A pesar de que ya apenas se le menciona en las tertulias de barrio, los tuneros sesentones recuerdan todavía con una pizca de respeto y otra de burla la antigua leyenda local del indio sin cabeza y su inseparable caballo blanco. ¡Cuántas tragedias se asociaron durante décadas a aquel tenebroso jinete y su cabalgadura!
La memoria popular fija la génesis del mito allá por el año 1617, y le establece nexos con cierto idilio amoroso entre un joven aborigen de la zona y la hija de un conquistador español. Una madrugada, este descubre el oculto romance y, en venganza por semejante «afrenta», ordena a sus sicarios decapitar cuanto antes al joven indígena.
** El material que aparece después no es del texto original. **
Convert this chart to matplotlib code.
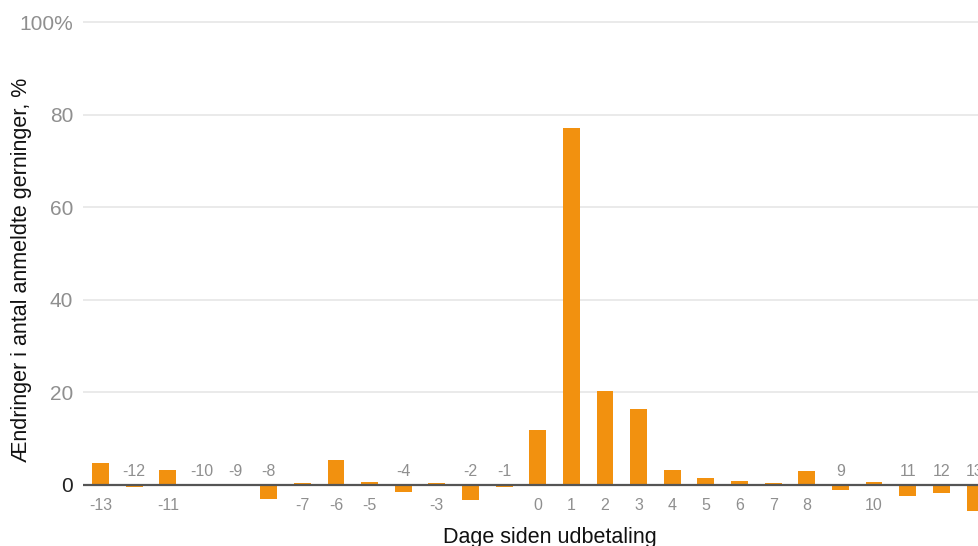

Los matones cumplieron al pie de la letra la encomienda: el nativo fue pasado a cuchillo y su cabeza separada del cuerpo de un violento tajo. Sin embargo, y por razones que ni siquiera la leyenda esclarece, no pudieron presentarle a su jefe la testa del sujeto asesinado. El cadáver se esfumó como por obra de un auténtico milagro. Por mucho que lo intentaron, no dieron con su rastro.
Se suele contar que desde entonces se vio cabalgar por las sabanas de la otrora Cueybá a un indio decapitado que clamaba justicia a lomo de un espléndido caballo blanco. Desde esa fecha, cada «aparición» del extravagante fantasma se relacionó con cuanto drama individual o colectivo aconteció en el territorio. «Yo sentí los cascos anoche y mira…», decían los trasnochados ante cualquier tragedia.
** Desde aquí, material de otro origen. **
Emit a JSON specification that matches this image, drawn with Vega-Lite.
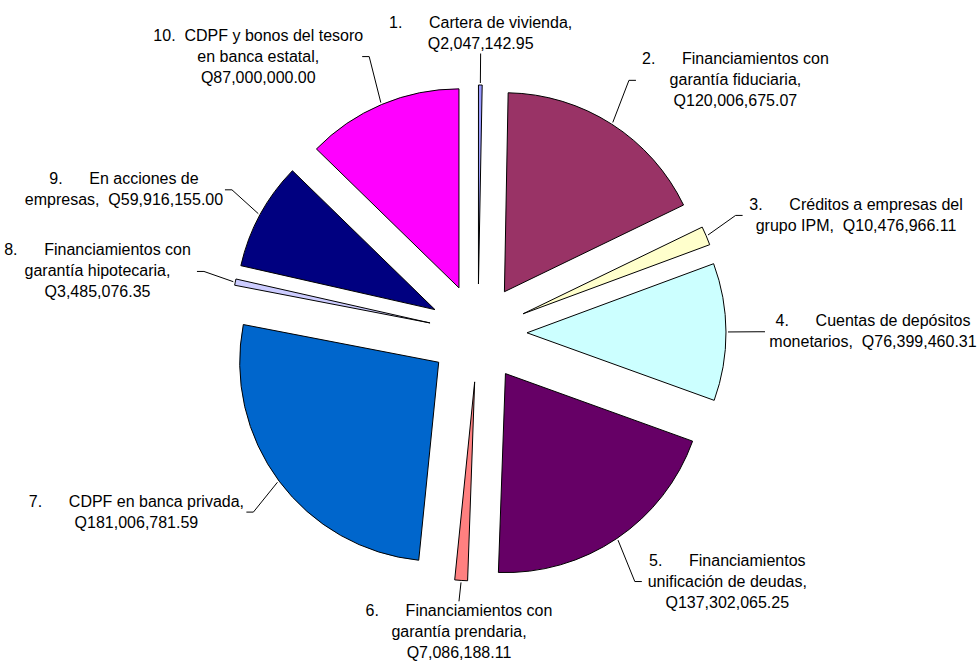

Una de ellas fue el accidente ferroviario que vistió de luto a Victoria de Las Tunas en 1945, con saldo de 25 fallecidos y numerosos lesionados. Otra, la célebre granizada de 1963 y su secuela de casas destruidas y postes derribados. En ambas, muchos lugareños «aseguraron» haber sentido la víspera vagar por las calles al siniestro indio sin cabeza y a su no menos lúgubre caballo blanco.
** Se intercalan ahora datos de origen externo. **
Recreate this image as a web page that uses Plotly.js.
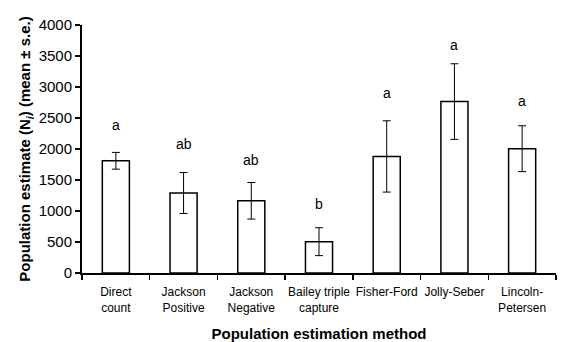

Todo se lo achacaban: un crimen pasional… ¡el indio y el caballo blanco! Una riña tumultuaria… ¡el indio y el caballo blanco! Un choque entre automóviles… ¡el indio y el caballo blanco! Cualquier sonido de cascos o de relinchos nocturnos desbocaba el pánico. Se solía decir que quien viera aquella suerte de centauro apocalíptico tenía los días contados. De ahí el «me lo dijeron, yo no lo vi».
Con el tiempo, la leyenda fue perdiendo terreno hasta quedar sepultada en el olvido. Las nuevas generaciones jamás han escuchado hablar de ella. Hoy solo forma parte del folclor local y de la inspiración de muchos de sus artistas. Como, por ejemplo, una obra en metal que engalanó hasta hace poco tiempo un ángulo del Hotel Las Tunas, y que lleva la firma del escultor Rogelio Ricardo.
El nivel cultural alcanzado por nuestro pueblo hizo posible que creencias oscurantistas como la del indio sin cabeza y su blanca cabalgadura ya no atemoricen a nadie por acá. Un poeta local, permeado del significado de la leyenda, la interpretó y se inspiró en ella de esta lírica y hermosa manera: / Y así la imaginación/ es fuente de poesía/ en esa superstición./ Belleza en la fantasía/ belleza en la realidad…/ si es ficción o si es verdad/ ¿nos importa todavía?